Francis Bacon
Francis Bacon

Reality Is Absolute:
The Primacy of Existence

Nature, to be commanded, must be obeyed.
Francis Bacon, Novum Organum

Francis Bacon knew that in order to command nature, one must act according to its rules and identity. The statement Reality is Absolute is the explicit recognition of the primacy of existence. This means that reality is not subject to wishes, whims, prayers, or miracles. If you want to change the world, you must act according to reality. Nothing else will affect reality. If you evade this fact, your actions will most likely not have their desired effects. Your failure will be metaphysical justice.

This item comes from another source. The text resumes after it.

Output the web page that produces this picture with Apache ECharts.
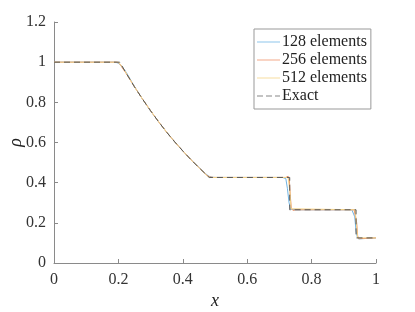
<!DOCTYPE html>
<html><head><meta charset="utf-8">
<script src="https://cdn.jsdelivr.net/npm/echarts@6/dist/echarts.min.js"></script>
<style>html,body{margin:0;padding:0;background:#fff}#c{width:415px;height:312px}</style>
</head><body><div id="c"></div>
<script>
var seriesNames = ['128 elements', '256 elements', '512 elements', 'Exact'];
var xTicks = [0, 0.2, 0.4, 0.6, 0.8, 1];
var yTicks = [0, 0.2, 0.4, 0.6, 0.8, 1, 1.2];

var x128 = [0, 0.19, 0.2, 0.21, 0.225, 0.25, 0.275, 0.3, 0.325, 0.35, 0.375, 0.4, 0.425, 0.45, 0.47, 0.48, 0.49, 0.5, 0.71, 0.72, 0.725, 0.73, 0.735, 0.74, 0.75, 0.925, 0.93, 0.934, 0.938, 0.942, 0.946, 0.95, 1];
var y128 = [1, 1, 0.995, 0.982, 0.948, 0.878, 0.816, 0.757, 0.703, 0.651, 0.603, 0.558, 0.515, 0.476, 0.446, 0.433, 0.427, 0.426, 0.426, 0.42, 0.37, 0.3, 0.268, 0.262, 0.265, 0.265, 0.262, 0.23, 0.16, 0.13, 0.12, 0.126, 0.125];

var x256 = [0, 0.195, 0.203, 0.212, 0.225, 0.25, 0.275, 0.3, 0.325, 0.35, 0.375, 0.4, 0.425, 0.45, 0.475, 0.485, 0.495, 0.72, 0.727, 0.731, 0.734, 0.737, 0.742, 0.75, 0.932, 0.937, 0.94, 0.943, 0.946, 0.95, 1];
var y256 = [1, 1, 0.995, 0.972, 0.942, 0.877, 0.816, 0.758, 0.703, 0.651, 0.603, 0.558, 0.515, 0.475, 0.436, 0.428, 0.426, 0.426, 0.432, 0.41, 0.33, 0.272, 0.262, 0.265, 0.265, 0.27, 0.2, 0.135, 0.121, 0.125, 0.125];

var x512 = [0, 0.2, 0.206, 0.215, 0.225, 0.25, 0.275, 0.3, 0.325, 0.35, 0.375, 0.4, 0.425, 0.45, 0.478, 0.488, 0.727, 0.731, 0.733, 0.736, 0.74, 0.935, 0.938, 0.94, 0.943, 1];
var y512 = [1, 1, 0.996, 0.97, 0.943, 0.877, 0.816, 0.758, 0.703, 0.651, 0.603, 0.558, 0.515, 0.475, 0.43, 0.426, 0.426, 0.428, 0.35, 0.27, 0.265, 0.265, 0.268, 0.18, 0.125, 0.125];

var xExact = [0, 0.204, 0.225, 0.25, 0.275, 0.3, 0.325, 0.35, 0.375, 0.4, 0.425, 0.45, 0.482, 0.732, 0.732, 0.938, 0.938, 1];
var yExact = [1, 1, 0.943, 0.877, 0.816, 0.758, 0.703, 0.651, 0.603, 0.558, 0.515, 0.475, 0.426, 0.426, 0.265, 0.265, 0.125, 0.125];

function pairs(xs, ys) { return xs.map(function (x, i) { return [x, ys[i]]; }); }

var font = "'Liberation Serif', 'Times New Roman', 'DejaVu Serif', serif";
var axisCol = '#8a8a8a';
var solidIcon = 'path://M0,0H23V1H0Z';
var dashIcon = 'path://M0,0H6V1H0Z M9,0H15V1H9Z M18,0H23V1H18Z';
var chart = echarts.init(document.getElementById('c'), null, {renderer: 'canvas'});
chart.setOption({
  animation: false,
  backgroundColor: '#fff',
  grid: {left: 54, right: 39, top: 22, bottom: 49, outerBoundsMode: 'none', containLabel: false},
  legend: {
    orient: 'vertical', left: 254, top: 29,
    data: [
      {name: seriesNames[0], icon: solidIcon},
      {name: seriesNames[1], icon: solidIcon},
      {name: seriesNames[2], icon: solidIcon},
      {name: seriesNames[3], icon: dashIcon}
    ],
    backgroundColor: '#fff', borderColor: '#999', borderWidth: 1,
    padding: [5, 4, 5, 3], itemGap: 2, itemWidth: 23, itemHeight: 1,
    textStyle: {fontFamily: font, fontSize: 16, color: '#222', padding: [0, 0, 0, -3]}
  },
  xAxis: {
    type: 'value', min: 0, max: 1, interval: 0.2,
    name: 'x', nameLocation: 'middle', nameGap: 29, nameMoveOverlap: false,
    nameTextStyle: {fontFamily: font, fontSize: 18, fontStyle: 'italic', color: '#222'},
    axisLine: {lineStyle: {color: axisCol}},
    axisTick: {inside: true, length: 4, lineStyle: {color: axisCol}},
    axisLabel: {fontFamily: font, fontSize: 16, color: '#333', margin: 9,
      formatter: function (v) { return String(+v.toFixed(1)); }},
    splitLine: {show: false}
  },
  yAxis: {
    type: 'value', min: 0, max: 1.2, interval: 0.2,
    name: 'ρ', nameLocation: 'middle', nameGap: 29, nameRotate: 90, nameMoveOverlap: false,
    nameTextStyle: {fontFamily: font, fontSize: 18, fontStyle: 'italic', color: '#222'},
    axisLine: {show: true, lineStyle: {color: axisCol}},
    axisTick: {show: true, inside: true, length: 4, lineStyle: {color: axisCol}},
    axisLabel: {fontFamily: font, fontSize: 16, color: '#333', margin: 8,
      formatter: function (v) { return String(+v.toFixed(1)); }},
    splitLine: {show: false}
  },
  series: [
    {name: seriesNames[0], type: 'line', symbol: 'none', data: pairs(x128, y128),
      lineStyle: {color: '#6fb3e2', width: 1}, itemStyle: {color: '#8cc4ea'}},
    {name: seriesNames[1], type: 'line', symbol: 'none', data: pairs(x256, y256),
      lineStyle: {color: '#ec8f63', width: 1}, itemStyle: {color: '#f2a888'}},
    {name: seriesNames[2], type: 'line', symbol: 'none', data: pairs(x512, y512),
      lineStyle: {color: '#f3d48c', width: 1}, itemStyle: {color: '#f6dd9e'}},
    {name: seriesNames[3], type: 'line', symbol: 'none', data: pairs(xExact, yExact),
      lineStyle: {color: '#555', width: 1, type: [6, 4]}, itemStyle: {color: '#888'}}
  ]
});
</script></body></html>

The primacy of existence states the irrefutable truth that existence is primary and consciousness is secondary. Consciousness is the faculty which perceives and identifies existents (things that exists). For two reasons we say that existence is primary, that consciousness requires existence, and that there is no consciousness without existence.

Because consciousness identifies existents, there can be no consciousness without something existing to perceive. Nothing can have an identity (to be identified) without existing. The fact that something is identified necessarily implies its existence which necessarily implies existence in general. Thus there is no consciousness without existence.

Because consciousness identifies existents, consciousness itself must exist in order to do the identifying. Along the lines of Descartes cogito, to be conscious (to identify), a consciousness must exist. A faculty can not operate and not exist at the same time. A verb without a noun makes no sense, and the noun must exist in order for the verb to take place.

Consciousness is not responsible for creating reality or creating an individual reality. It is completely dependent upon reality. Existence is primary because it is independent of, makes possible, and is a prerequisite of consciousness.

All forms of mysticism derive from the false premise of the primacy of consciousness, which is demonstratively false. Also, the assertion that existence somehow requires consciousness, sometimes called the Interdependence Theory, is arbitrary at best without objective basis.